Seasons of Awakening
By JOAN SUTHERLAND In
our yearning for enlightenment, we might hope that it’s a state of
unfluctuating perfection that solves the problem of the constant change
that roils our lives. But if we see what we’re doing as awakening,
something that unfolds over a lifetime, we understand that each of us is
somewhere in the middle of a long walk through varied terrain. Then our
task is to stay alive to the changes in that terrain and to trust the
path as it appears before us, rather than try to impose our map on it. There
are seasons in awakening. The winter of awakening is crystalline in its
purity. The snow, which has been called Guanyin’s cloak, covers all
distinctions, differences, and defining characteristics in unbroken
white, and the gaze relaxes.
This is the wisdom of equality; it’s
bright, and a little cool.
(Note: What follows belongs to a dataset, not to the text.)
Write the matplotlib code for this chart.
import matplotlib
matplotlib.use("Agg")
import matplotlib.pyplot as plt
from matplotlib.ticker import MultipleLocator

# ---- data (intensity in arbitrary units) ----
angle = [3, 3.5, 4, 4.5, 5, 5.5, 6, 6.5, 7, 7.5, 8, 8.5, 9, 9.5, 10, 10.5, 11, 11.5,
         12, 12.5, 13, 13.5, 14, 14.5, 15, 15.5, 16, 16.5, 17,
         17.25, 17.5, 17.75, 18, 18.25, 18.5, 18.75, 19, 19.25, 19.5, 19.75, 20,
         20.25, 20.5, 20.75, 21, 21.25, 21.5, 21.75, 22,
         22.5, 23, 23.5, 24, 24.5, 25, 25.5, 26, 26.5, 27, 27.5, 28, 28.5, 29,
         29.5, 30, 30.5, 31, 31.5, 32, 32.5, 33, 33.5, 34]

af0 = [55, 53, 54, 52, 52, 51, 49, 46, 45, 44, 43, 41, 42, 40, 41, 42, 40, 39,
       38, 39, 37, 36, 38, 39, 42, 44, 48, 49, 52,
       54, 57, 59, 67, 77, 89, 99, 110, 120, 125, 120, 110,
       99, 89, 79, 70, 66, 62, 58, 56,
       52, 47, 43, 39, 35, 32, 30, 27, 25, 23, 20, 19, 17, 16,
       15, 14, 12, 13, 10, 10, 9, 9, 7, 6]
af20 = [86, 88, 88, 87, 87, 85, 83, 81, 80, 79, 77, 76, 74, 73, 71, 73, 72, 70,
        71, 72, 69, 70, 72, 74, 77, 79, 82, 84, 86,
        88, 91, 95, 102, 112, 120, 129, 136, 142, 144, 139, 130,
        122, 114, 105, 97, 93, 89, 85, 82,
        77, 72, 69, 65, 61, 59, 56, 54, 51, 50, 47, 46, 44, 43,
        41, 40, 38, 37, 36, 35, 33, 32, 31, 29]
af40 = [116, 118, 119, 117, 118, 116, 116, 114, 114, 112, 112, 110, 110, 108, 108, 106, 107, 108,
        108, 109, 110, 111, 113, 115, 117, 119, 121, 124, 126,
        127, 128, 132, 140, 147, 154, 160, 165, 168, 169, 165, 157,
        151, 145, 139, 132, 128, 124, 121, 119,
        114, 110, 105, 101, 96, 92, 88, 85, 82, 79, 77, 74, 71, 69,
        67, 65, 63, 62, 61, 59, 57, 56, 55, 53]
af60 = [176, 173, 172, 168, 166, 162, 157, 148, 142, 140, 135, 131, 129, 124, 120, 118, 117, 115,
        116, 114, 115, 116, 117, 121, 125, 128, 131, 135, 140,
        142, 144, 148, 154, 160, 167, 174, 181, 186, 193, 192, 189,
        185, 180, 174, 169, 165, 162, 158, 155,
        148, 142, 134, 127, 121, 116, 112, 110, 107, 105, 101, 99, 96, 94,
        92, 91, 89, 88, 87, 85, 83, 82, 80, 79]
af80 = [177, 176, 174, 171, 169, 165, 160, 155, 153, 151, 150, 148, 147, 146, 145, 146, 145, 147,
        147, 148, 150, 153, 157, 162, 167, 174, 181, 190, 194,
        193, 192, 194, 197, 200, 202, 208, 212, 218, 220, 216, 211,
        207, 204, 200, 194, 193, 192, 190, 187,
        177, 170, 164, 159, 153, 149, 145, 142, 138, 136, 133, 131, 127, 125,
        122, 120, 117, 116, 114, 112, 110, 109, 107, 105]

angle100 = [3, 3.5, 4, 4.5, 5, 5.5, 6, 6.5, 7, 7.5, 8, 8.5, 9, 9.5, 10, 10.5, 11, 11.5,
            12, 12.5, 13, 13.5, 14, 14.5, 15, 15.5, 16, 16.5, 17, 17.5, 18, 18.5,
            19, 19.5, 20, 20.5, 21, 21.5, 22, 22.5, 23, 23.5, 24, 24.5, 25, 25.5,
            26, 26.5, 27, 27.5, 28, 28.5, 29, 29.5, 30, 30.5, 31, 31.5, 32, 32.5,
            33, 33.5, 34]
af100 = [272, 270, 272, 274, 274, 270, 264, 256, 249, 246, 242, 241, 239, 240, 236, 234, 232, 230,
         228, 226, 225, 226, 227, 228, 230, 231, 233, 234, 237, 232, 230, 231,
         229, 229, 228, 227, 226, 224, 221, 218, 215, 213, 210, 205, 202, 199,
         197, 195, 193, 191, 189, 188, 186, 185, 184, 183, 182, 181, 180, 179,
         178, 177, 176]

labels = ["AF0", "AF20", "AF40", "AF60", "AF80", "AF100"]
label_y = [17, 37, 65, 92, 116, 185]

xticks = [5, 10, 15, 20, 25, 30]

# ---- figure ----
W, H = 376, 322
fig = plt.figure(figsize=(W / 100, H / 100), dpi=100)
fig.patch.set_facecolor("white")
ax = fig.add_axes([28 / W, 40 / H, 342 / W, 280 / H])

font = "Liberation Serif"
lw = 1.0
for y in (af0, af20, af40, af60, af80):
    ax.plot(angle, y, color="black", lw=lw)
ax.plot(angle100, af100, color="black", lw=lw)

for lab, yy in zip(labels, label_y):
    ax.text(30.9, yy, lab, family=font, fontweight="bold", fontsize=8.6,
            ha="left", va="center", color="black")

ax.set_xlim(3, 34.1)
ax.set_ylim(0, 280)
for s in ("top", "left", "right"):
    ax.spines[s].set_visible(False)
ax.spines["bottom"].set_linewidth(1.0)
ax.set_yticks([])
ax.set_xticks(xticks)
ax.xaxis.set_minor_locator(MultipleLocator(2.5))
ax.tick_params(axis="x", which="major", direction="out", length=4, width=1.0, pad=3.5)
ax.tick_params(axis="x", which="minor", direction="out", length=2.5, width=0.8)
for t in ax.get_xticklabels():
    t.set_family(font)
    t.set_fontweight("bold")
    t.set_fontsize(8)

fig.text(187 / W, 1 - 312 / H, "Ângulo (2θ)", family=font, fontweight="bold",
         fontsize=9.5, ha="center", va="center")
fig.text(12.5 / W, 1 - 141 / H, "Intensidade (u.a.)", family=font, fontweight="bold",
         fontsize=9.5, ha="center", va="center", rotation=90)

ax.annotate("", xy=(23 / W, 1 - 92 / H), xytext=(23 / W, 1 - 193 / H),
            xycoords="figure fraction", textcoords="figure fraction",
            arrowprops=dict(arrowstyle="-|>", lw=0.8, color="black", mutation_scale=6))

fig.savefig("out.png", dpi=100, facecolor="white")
Then,
if we let it, spring comes with its exuberances and profusions,
revealing the warm wisdom of differentiation. Now the distinctions
between things, and the particular beauty of each thing, are important.
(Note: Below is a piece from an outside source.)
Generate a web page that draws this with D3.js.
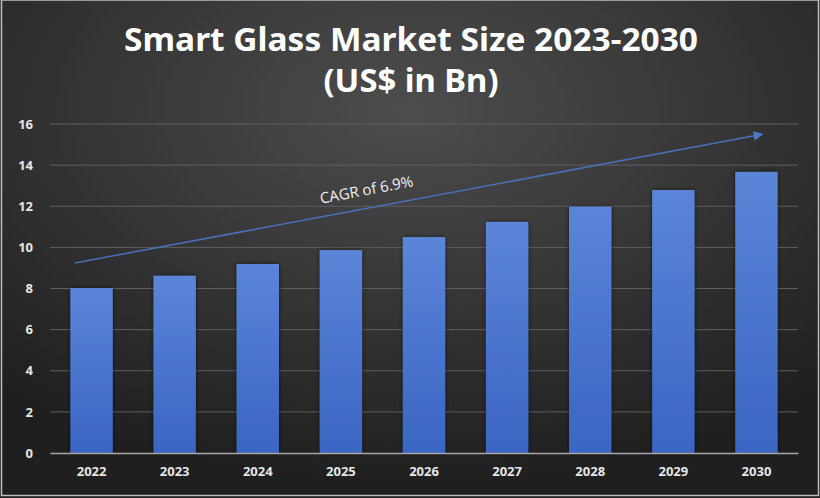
<!DOCTYPE html>
<html>
<head>
<meta charset="utf-8">
<script src="https://cdn.jsdelivr.net/npm/d3@7"></script>
<style>
  html, body { margin: 0; padding: 0; background: #2a2a2a; }
  svg { display: block; }
</style>
</head>
<body>
<div id="chart-container"></div>
<script>
const years = ["2022", "2023", "2024", "2025", "2026", "2027", "2028", "2029", "2030"];
const marketSize = [8.02, 8.62, 9.19, 9.87, 10.5, 11.24, 11.98, 12.79, 13.67];
const yTicks = [0, 2, 4, 6, 8, 10, 12, 14, 16];
const titleLines = ["Smart Glass Market Size 2023-2030", "(US$ in Bn)"];
const cagrLabel = "CAGR of 6.9%";
// trend arrow, in category-index units and values
const arrowIdx = [-0.2, 8.07];
const arrowVal = [9.24, 15.5];

const W = 820, H = 498;
const margin = { top: 124, right: 22, bottom: 45, left: 50 };
const width = W - margin.left - margin.right;
const height = H - margin.top - margin.bottom;

const svg = d3.select("#chart-container").append("svg")
  .attr("width", W).attr("height", H);

const defs = svg.append("defs");
const bg = defs.append("radialGradient").attr("id", "bg")
  .attr("cx", "50%").attr("cy", "22%").attr("r", "75%");
bg.append("stop").attr("offset", "0%").attr("stop-color", "#4d4d4d");
bg.append("stop").attr("offset", "100%").attr("stop-color", "#1f1f1f");

const barGrad = defs.append("linearGradient").attr("id", "bar")
  .attr("x1", 0).attr("y1", 0).attr("x2", 0).attr("y2", 1);
barGrad.append("stop").attr("offset", "0%").attr("stop-color", "#5b85d8");
barGrad.append("stop").attr("offset", "100%").attr("stop-color", "#3a65c2");

defs.append("filter").attr("id", "shadow")
  .attr("x", "-20%").attr("y", "-20%").attr("width", "140%").attr("height", "140%")
  .append("feDropShadow").attr("dx", 0).attr("dy", 0).attr("stdDeviation", 2)
  .attr("flood-color", "#000").attr("flood-opacity", 0.6);

defs.append("marker").attr("id", "arrowhead")
  .attr("viewBox", "0 0 10 10").attr("refX", 9).attr("refY", 5)
  .attr("markerWidth", 6).attr("markerHeight", 6).attr("orient", "auto")
  .append("path").attr("d", "M0,0 L10,5 L0,10 Z").attr("fill", "#4f78c9");

svg.append("rect").attr("width", W).attr("height", H).attr("fill", "url(#bg)");
svg.append("rect").attr("x", 1.5).attr("y", 0).attr("width", W - 3).attr("height", H - 2.5)
  .attr("fill", "none").attr("stroke", "#bdbdbd").attr("stroke-width", 1.5);

// title
svg.selectAll(".title").data(titleLines).join("text")
  .attr("class", "title")
  .attr("x", W / 2 + 1)
  .attr("y", (d, i) => 51 + i * 41)
  .attr("text-anchor", "middle")
  .attr("fill", "#ffffff")
  .style("font-family", "'Liberation Sans Narrow', 'Noto Sans', sans-serif")
  .style("font-weight", "bold")
  .style("font-size", "32px")
  .attr("textLength", (d, i) => i === 0 ? 574 : 175)
  .attr("lengthAdjust", "spacingAndGlyphs")
  .text((d) => d);

const g = svg.append("g").attr("transform", `translate(${margin.left}, ${margin.top})`);

const x = d3.scaleBand().domain(years).range([0, width]).paddingInner(0.49).paddingOuter(0.245);
const y = d3.scaleLinear().domain([0, 16]).range([height, 0]);
const xi = (i) => x(years[0]) + x.bandwidth() / 2 + i * x.step();

// horizontal grid
g.selectAll(".grid").data(yTicks.slice(1)).join("line")
  .attr("x1", 0).attr("x2", width)
  .attr("y1", (d) => y(d)).attr("y2", (d) => y(d))
  .attr("stroke", "#5e5e5e").attr("stroke-width", 1);

// y axis labels
g.append("g")
  .call(d3.axisLeft(y).tickValues(yTicks).tickSize(0).tickPadding(17))
  .call((a) => a.select(".domain").remove())
  .selectAll("text")
  .attr("fill", "#e6e6e6")
  .style("font-family", "'Open Sans', sans-serif")
  .style("font-weight", "bold")
  .style("font-size", "13px");

// bars
g.selectAll(".bar").data(marketSize).join("rect")
  .attr("class", "bar")
  .attr("x", (d, i) => x(years[i]))
  .attr("y", (d) => y(d))
  .attr("width", x.bandwidth())
  .attr("height", (d) => y(0) - y(d))
  .attr("fill", "url(#bar)")
  .attr("filter", "url(#shadow)");

// x axis
g.append("g")
  .attr("transform", `translate(0, ${height})`)
  .call(d3.axisBottom(x).tickSize(0).tickPadding(14))
  .call((a) => a.select(".domain").attr("stroke", "#a6a6a6").attr("stroke-width", 1.5))
  .selectAll("text")
  .attr("fill", "#e6e6e6")
  .style("font-family", "'Open Sans', sans-serif")
  .style("font-weight", "bold")
  .style("font-size", "13px");

// trend arrow
const x1 = xi(arrowIdx[0]), y1 = y(arrowVal[0]);
const x2 = xi(arrowIdx[1]), y2 = y(arrowVal[1]);
g.append("line")
  .attr("x1", x1).attr("y1", y1).attr("x2", x2).attr("y2", y2)
  .attr("stroke", "#4a6fb8").attr("stroke-width", 1.6)
  .attr("marker-end", "url(#arrowhead)");

// CAGR label
const angle = Math.atan2(y2 - y1, x2 - x1) * 180 / Math.PI;
const lx = xi(3.32), ly = y(12.55);
g.append("text")
  .attr("transform", `translate(${lx}, ${ly}) rotate(${angle})`)
  .attr("text-anchor", "middle")
  .attr("fill", "#f2f2f2")
  .style("font-family", "'Open Sans', sans-serif")
  .style("font-size", "15px")
  .text(cagrLabel);
</script>
</body>
</html>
If in awakening’s winter we love everything equally, in its spring we
love each thing for itself. Both
winter and spring are part of what’s true, as are summer and autumn in
their turn. In welcoming awakening’s seasonal transformations, we
discover a greater truth that shows us a new way of trusting the very
change we once thought a problem. Awakening
has its ebbs and flows, too. People often get worried or discouraged
when nothing seems to be happening in their spiritual life. But because
something isn’t apparent in our conscious awareness doesn’t mean it’s
not happening at all. When the field appears fallow, we can learn to
trust what’s going on underground, in the dark, invisible to us. In
fact, it’s essential that along with the lightning comes the quiet dark,
when radiant bursts are taken in and made part of the whole. We
can learn to trust the relentless stripping of winter as much as the
bursting buds of spring—as do the plants, taken down to bare root and
then blossoming again. To agree to all the seasons and tides of
awakening means that we are always walking the Way: while there are
times we won’t understand, there are no detours, no causes for
disappointment. Though sometimes obscured by clouds, there is only the
rising dawn, long and slow, that we walk within.
Joan Sutherland, Roshi is a teacher in the Zen koan tradition and the founder of Awakened Life in Santa Fe, New Mexico.